(Code that draws figures)
━━━━━━━━━━━━━━━━━━━━━━━━━━━━━━

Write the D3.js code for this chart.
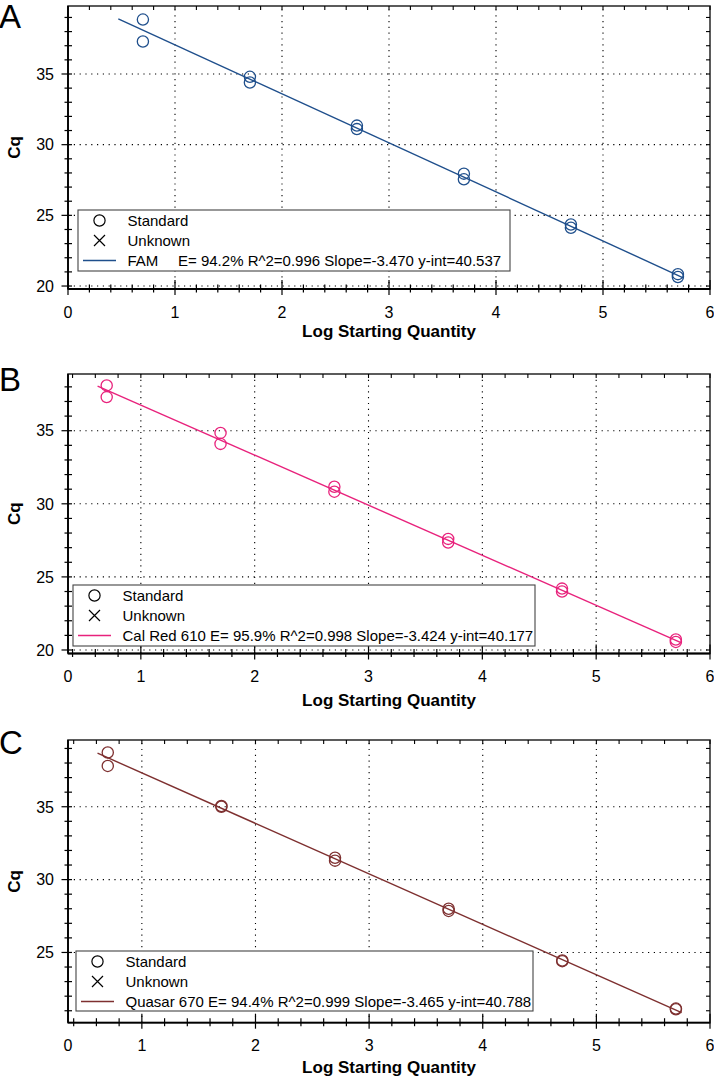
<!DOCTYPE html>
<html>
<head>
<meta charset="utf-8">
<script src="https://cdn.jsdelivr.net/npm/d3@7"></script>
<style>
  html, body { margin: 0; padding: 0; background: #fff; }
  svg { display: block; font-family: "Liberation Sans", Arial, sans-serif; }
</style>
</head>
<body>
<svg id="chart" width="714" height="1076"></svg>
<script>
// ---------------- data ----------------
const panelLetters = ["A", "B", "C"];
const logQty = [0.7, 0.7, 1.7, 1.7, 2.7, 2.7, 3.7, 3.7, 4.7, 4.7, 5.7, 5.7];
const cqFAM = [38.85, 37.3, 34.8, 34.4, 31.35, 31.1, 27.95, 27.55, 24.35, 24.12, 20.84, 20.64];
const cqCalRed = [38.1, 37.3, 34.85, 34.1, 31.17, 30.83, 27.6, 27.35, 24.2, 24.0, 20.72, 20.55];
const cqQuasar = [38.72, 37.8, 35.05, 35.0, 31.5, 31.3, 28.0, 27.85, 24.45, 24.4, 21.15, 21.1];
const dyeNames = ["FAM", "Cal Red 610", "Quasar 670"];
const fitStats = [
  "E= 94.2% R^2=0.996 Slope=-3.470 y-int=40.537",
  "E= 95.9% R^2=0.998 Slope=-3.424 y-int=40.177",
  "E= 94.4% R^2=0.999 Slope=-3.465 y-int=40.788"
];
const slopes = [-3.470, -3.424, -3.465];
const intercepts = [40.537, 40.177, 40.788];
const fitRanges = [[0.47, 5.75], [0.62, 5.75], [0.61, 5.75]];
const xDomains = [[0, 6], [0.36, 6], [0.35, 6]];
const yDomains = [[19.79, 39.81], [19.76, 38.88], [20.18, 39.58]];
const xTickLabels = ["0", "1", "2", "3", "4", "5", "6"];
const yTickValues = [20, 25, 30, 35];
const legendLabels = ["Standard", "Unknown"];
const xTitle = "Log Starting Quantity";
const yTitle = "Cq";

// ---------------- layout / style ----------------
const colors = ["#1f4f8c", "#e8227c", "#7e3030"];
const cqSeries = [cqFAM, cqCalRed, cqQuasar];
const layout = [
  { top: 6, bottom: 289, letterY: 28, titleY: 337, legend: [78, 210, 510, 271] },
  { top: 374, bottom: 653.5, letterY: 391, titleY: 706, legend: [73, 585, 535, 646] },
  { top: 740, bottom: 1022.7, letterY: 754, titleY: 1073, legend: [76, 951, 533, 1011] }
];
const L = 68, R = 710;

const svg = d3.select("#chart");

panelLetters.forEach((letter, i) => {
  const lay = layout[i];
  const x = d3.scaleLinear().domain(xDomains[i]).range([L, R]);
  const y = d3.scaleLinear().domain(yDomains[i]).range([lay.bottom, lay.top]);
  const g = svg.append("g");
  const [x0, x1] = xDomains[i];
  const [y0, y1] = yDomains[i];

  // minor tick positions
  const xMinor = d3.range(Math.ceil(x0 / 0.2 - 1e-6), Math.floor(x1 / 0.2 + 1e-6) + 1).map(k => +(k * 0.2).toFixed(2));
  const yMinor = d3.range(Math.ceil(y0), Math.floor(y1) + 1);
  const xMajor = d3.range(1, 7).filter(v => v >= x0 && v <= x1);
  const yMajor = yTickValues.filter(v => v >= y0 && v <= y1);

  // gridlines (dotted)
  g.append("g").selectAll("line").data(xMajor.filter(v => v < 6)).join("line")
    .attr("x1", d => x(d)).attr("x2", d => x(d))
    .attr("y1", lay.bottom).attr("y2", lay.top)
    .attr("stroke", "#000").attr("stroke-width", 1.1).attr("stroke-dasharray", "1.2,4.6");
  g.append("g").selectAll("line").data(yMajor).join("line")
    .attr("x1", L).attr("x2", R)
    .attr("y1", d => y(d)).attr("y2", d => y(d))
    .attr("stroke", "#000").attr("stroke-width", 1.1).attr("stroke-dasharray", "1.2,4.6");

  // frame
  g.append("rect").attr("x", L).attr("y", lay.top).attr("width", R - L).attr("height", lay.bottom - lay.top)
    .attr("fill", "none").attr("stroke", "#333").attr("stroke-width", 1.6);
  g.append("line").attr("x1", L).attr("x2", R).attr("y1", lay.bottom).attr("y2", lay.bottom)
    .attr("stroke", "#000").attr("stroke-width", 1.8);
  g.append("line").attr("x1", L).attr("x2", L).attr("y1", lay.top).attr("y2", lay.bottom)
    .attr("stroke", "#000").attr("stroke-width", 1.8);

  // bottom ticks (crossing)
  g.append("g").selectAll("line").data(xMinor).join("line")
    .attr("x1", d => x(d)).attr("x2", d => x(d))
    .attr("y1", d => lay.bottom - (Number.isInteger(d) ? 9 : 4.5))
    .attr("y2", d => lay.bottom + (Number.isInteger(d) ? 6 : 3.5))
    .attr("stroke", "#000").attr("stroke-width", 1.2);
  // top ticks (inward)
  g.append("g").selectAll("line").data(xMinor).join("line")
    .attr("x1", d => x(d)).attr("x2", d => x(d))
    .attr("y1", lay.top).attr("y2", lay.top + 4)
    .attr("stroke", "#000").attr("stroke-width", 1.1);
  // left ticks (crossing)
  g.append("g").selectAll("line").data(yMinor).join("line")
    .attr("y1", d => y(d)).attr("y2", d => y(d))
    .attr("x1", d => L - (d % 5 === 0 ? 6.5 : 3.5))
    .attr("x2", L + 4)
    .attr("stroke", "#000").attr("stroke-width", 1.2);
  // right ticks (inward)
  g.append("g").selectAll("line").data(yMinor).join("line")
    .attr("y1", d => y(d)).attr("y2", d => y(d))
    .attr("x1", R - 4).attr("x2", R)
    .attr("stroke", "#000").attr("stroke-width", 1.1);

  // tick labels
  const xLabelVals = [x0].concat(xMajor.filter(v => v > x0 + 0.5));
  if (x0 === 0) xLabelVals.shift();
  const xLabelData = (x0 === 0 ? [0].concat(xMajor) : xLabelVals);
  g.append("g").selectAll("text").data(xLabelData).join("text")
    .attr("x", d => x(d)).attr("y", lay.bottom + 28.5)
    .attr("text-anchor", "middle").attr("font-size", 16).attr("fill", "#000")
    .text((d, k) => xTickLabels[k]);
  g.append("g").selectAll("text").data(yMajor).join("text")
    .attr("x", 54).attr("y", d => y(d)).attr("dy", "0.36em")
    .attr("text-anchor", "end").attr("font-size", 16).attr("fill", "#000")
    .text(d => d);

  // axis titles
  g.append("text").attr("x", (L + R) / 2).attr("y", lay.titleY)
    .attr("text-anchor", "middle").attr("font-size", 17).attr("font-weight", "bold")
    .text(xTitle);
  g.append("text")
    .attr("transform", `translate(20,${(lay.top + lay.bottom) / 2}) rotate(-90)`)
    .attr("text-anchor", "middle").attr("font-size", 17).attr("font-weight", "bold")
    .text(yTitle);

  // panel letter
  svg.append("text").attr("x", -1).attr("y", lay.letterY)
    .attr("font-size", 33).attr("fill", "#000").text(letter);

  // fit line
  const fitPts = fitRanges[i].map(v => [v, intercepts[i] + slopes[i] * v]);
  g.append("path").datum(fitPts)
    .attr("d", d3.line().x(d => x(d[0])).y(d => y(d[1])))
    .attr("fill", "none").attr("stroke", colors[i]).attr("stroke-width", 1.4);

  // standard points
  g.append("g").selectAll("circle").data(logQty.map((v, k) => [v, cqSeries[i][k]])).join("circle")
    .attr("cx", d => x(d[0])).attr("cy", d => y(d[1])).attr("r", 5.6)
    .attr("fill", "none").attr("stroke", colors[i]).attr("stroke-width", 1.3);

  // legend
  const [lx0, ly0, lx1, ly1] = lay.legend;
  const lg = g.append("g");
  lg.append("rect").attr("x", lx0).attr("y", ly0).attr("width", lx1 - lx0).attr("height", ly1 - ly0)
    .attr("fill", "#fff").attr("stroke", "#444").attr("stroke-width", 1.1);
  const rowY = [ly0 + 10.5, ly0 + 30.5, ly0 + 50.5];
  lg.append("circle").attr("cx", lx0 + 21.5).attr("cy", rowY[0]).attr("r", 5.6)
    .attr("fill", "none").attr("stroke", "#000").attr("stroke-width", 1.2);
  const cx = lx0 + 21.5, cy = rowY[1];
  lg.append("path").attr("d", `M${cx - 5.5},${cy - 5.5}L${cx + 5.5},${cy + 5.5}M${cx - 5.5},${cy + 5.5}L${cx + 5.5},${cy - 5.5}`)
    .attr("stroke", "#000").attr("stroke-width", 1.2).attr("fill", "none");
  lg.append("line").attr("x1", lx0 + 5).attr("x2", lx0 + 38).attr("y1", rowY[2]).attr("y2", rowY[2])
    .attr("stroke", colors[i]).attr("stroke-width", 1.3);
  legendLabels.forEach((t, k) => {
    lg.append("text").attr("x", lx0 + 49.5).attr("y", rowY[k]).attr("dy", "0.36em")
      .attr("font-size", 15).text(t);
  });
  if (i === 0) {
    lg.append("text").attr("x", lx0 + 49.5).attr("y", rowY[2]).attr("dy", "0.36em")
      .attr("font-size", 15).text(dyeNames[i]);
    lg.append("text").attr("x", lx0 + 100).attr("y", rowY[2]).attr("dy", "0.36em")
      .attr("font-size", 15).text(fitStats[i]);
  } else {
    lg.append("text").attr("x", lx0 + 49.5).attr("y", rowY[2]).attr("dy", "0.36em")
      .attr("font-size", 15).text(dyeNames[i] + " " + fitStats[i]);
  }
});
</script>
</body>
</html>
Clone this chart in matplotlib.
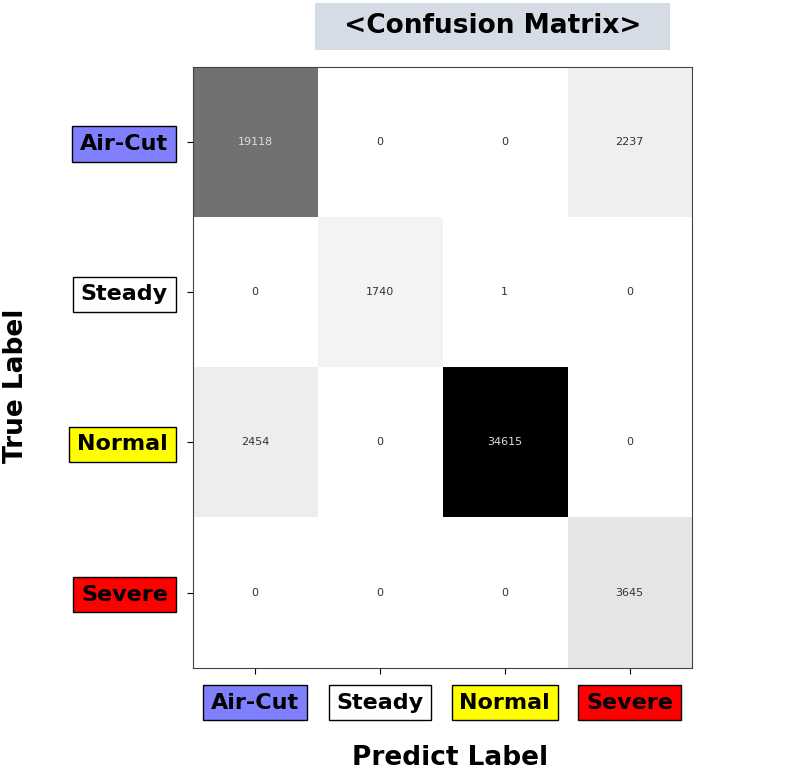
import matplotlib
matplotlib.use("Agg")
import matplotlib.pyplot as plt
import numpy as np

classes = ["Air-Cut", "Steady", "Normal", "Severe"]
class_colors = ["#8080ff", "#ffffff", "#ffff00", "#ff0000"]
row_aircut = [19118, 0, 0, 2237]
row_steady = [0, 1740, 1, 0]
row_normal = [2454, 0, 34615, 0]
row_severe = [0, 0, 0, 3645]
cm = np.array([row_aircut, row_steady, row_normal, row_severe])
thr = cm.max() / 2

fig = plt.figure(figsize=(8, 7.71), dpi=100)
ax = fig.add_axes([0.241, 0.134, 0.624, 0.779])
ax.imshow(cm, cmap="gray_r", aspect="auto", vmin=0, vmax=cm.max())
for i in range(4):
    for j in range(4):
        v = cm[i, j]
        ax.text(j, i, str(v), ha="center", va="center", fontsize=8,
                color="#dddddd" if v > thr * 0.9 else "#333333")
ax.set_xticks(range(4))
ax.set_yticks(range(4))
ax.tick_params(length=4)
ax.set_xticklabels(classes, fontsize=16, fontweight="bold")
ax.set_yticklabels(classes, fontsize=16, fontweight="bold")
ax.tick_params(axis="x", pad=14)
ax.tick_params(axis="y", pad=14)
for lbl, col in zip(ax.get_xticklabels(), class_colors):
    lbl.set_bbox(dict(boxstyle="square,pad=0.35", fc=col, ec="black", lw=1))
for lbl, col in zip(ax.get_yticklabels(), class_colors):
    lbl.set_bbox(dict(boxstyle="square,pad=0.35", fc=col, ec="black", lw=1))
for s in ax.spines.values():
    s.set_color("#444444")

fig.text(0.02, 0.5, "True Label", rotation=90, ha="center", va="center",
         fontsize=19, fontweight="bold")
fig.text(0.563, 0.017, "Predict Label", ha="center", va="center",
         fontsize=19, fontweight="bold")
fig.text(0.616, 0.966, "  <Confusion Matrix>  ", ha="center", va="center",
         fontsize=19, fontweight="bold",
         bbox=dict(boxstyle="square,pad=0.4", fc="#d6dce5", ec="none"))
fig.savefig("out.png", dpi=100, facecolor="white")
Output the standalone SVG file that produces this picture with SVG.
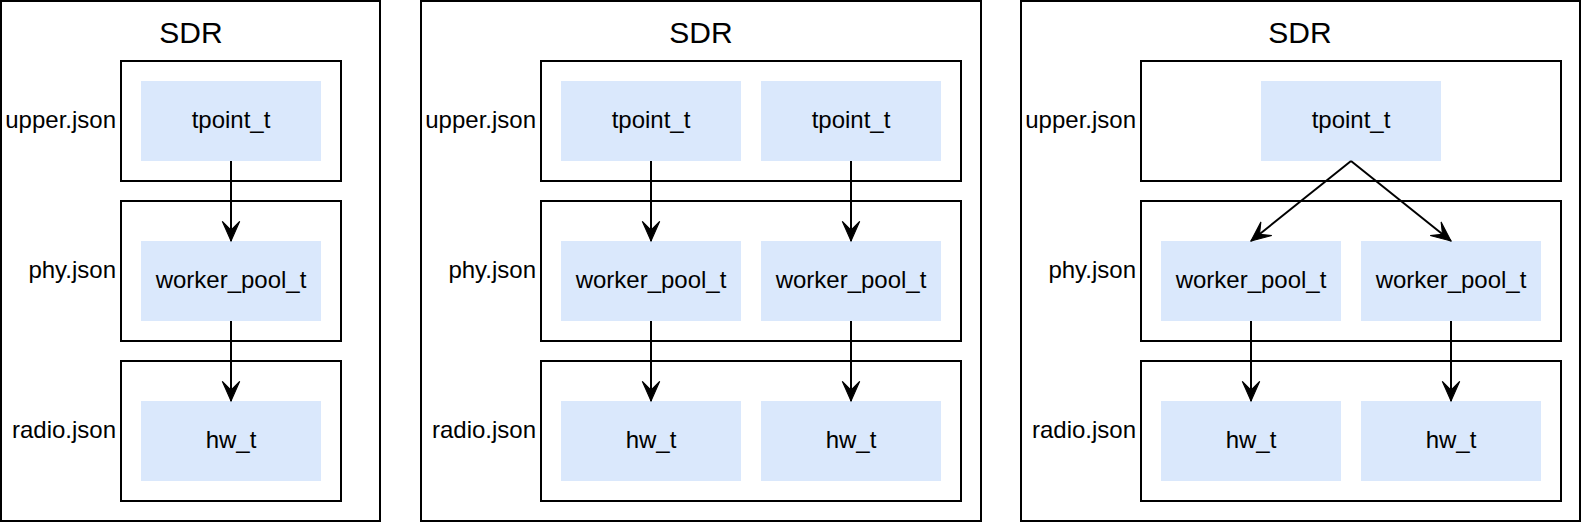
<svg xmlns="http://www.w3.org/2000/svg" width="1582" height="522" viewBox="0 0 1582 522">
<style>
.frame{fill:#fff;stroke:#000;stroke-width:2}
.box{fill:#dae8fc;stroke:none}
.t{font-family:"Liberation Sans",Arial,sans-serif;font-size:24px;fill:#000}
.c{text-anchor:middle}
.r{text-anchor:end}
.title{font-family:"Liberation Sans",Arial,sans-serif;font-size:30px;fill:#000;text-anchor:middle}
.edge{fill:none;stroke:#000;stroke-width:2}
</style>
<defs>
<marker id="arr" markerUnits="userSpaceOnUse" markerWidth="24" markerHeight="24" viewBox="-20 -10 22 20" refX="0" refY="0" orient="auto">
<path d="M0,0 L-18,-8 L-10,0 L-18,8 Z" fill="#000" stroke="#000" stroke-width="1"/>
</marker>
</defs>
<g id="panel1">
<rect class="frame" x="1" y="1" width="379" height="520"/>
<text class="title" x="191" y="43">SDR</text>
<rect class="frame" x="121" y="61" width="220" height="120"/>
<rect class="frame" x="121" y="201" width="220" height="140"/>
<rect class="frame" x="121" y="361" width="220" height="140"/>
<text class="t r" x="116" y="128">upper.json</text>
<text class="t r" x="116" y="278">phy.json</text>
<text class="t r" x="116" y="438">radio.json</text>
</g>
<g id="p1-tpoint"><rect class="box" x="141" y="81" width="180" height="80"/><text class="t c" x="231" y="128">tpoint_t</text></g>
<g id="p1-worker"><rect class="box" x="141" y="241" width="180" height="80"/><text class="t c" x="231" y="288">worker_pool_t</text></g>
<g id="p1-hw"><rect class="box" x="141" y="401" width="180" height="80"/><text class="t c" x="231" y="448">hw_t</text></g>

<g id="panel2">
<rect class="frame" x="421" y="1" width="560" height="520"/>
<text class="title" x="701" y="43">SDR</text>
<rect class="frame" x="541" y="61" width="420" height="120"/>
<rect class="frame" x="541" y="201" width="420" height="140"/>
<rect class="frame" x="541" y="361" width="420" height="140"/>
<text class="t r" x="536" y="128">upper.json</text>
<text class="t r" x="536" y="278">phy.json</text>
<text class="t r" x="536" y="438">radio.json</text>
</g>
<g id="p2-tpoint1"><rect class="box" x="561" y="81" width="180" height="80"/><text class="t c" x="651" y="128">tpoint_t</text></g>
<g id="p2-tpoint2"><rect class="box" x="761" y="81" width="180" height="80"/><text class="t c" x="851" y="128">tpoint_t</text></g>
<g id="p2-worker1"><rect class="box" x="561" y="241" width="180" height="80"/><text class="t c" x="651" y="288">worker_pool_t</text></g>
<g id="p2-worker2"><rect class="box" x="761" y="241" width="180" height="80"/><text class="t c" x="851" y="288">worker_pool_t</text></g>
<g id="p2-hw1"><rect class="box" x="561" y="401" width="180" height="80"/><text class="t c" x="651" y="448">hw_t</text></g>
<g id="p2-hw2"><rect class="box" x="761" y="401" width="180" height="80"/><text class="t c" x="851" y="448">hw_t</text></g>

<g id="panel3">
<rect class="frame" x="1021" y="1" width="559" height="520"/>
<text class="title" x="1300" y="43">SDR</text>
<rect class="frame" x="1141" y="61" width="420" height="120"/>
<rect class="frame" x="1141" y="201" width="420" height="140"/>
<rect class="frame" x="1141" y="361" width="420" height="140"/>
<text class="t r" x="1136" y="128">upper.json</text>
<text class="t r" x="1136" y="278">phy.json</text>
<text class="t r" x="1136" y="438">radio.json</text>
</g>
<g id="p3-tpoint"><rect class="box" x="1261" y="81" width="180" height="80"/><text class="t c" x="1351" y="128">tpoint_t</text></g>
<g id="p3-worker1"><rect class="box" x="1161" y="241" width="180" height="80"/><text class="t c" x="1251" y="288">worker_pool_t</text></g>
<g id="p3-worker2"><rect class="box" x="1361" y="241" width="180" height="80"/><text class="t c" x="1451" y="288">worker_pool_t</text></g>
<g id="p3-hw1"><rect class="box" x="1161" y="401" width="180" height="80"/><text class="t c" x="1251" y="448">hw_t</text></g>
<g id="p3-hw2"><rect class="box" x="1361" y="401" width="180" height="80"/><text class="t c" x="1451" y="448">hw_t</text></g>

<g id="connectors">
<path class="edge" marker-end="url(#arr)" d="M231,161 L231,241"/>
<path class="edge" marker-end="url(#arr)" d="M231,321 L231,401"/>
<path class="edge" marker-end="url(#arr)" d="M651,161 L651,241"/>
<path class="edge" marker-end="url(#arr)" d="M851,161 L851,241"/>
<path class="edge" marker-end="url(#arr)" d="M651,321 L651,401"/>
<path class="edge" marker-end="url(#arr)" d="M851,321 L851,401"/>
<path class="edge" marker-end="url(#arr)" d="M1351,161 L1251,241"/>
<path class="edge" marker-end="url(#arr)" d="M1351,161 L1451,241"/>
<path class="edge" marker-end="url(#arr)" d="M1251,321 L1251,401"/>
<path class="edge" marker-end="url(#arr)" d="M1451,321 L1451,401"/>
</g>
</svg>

━━━━━━━━━━━━━━━━━━━━━━━━━━━━━━

(Task instructions) Using the listing, collect all lines in which the string "matplotlib" is found.

(Worked solution)
Clone this chart in matplotlib.
import matplotlib
matplotlib.use("Agg")
import matplotlib.pyplot as plt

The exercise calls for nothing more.